What Happens When Dental Implant Roots Are Angled in the Jaw?

If you have decided to work with your dentist to replace a missing tooth, then you may have decided that a dental implant is best for your situation. You may know by now that dental implantation requires a great deal of preparation before the implant can even be placed in the mouth. In some cases, the dental implant may be scheduled for angled placement. You should know that angled implants have long been used to correct poor initial positioning of the implant root. Some dentists also choose to secure an angled implant at the onset of treatment. Keep reading to learn about several situations where this is likely. 

One of the Front Teeth Must Be Replaced

If one of your upper front teeth is in need of replacement, then your dentist will need to look at CT scans and x-ray imagery to note the location of the sinus cavities. The cavities sit just above the upper jaw ridge and angle down towards the nose. As the sinuses angle downward, the bone ridge becomes thin, and is the thinnest right where the two front teeth sit in the jaw. 

While the upper jaw bone is thick enough to retain the natural tooth roots, dental implants are typically much longer than the natural roots. The length of the implant root can vary significantly based on your oral and general health. Anatomy is also used to determine length. Your dentist may be able to choose an implant that sits just one to two millimeters below your sinus cavities. However, if you have osteoporosis, require a bone graft procedure, or if the bone ridge has significantly degraded over time, then this might not be possible. 

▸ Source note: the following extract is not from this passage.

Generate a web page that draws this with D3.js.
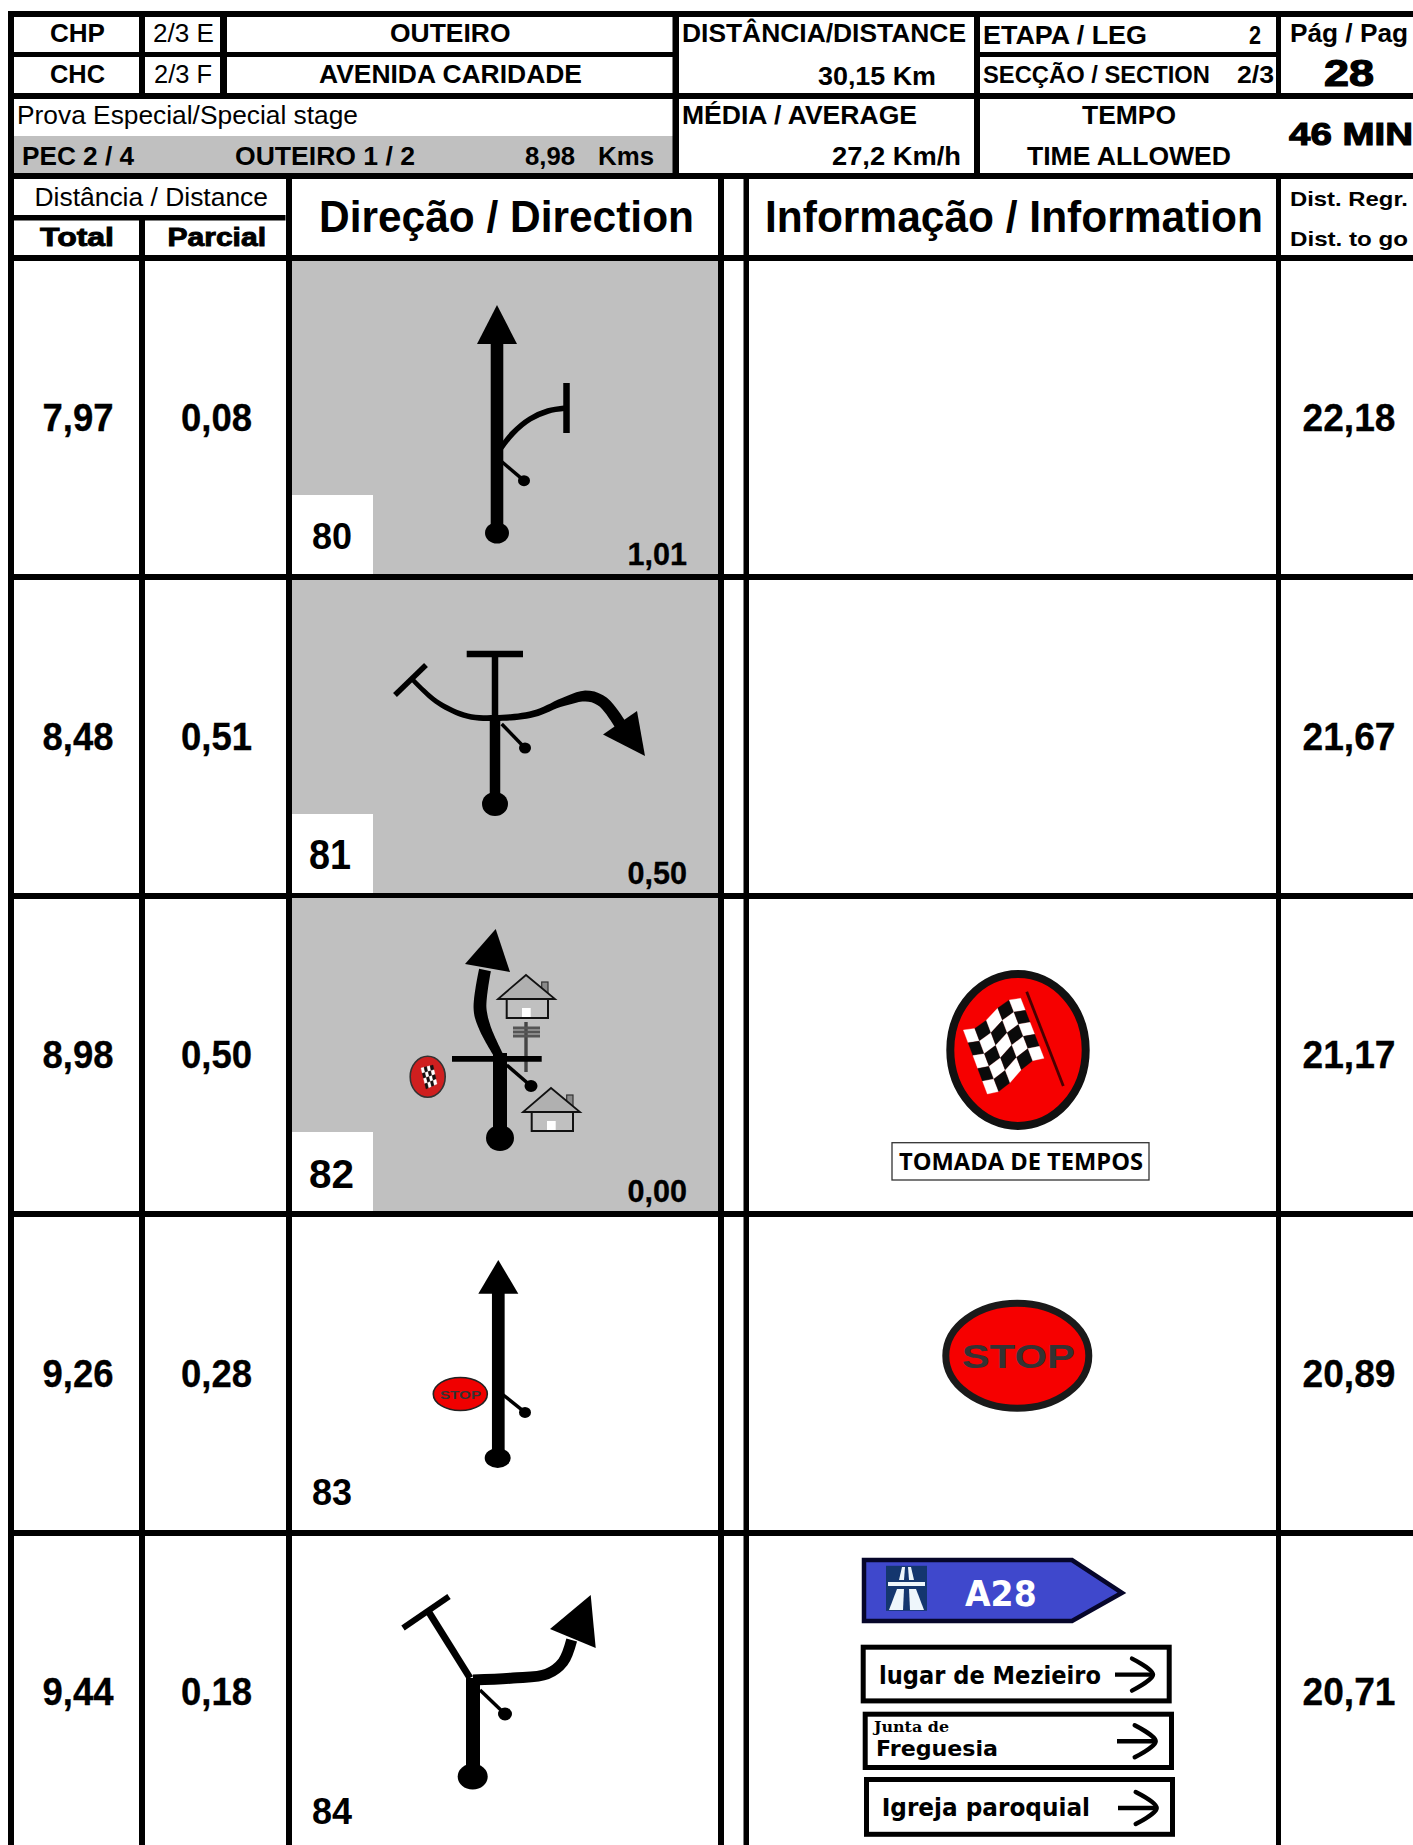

If the longer dental implant is secured in a straight manner, then it may actually pierce the sinus cavities. While sinus lifts can and often are scheduled before implant placement, your dentist may decide to angle the root instead, so it does not come nearly as close to the sinus cavities. 

If you are prone to sinus infections, if you have an allergic rhinitis condition, or if you simply want to skip the added surgery, then angling may be ideal instead of a sinus lift. 

The Facial Nerves Must Be Avoided

One of the possible complications of dental implant surgery is nerve damage. Nerve damage can occur when drilling and dental implant placement causes direct damage to one of the facial nerves. Nerve damage can cause extreme and lingering pain, numbness across the face, and tingling sensations. While some nerve damage situations resolve themselves over time, this is not always the case. You may then need to have your implant removed.

Since nerve damage can be so devastating, your dental professional will locate all of your facial nerves and note their location in relation to your dental implant. Many nerves branch out and sit just above and beneath the jaw bone, so your dentist will need to pay close attention where the majority of these nerves are located. Specifically, the nerves are noted when the implant root is secured somewhere along the middle or front sections of the jaw. 

If your dentist feels that a nerve is close to the implant site, then the root will be angled. Angling will depend on the amount of bone that sits in the region and the socket's proximity to the other dental roots. For example, there may be room to angle the implant towards the back of the mouth if one of the bicuspids needs to be replaced. 

Slight right and left angling may be possible as well, and your dentist will use an abutment or attachment that angles as well so your artificial tooth can sit straight in the mouth, even when the root is angled.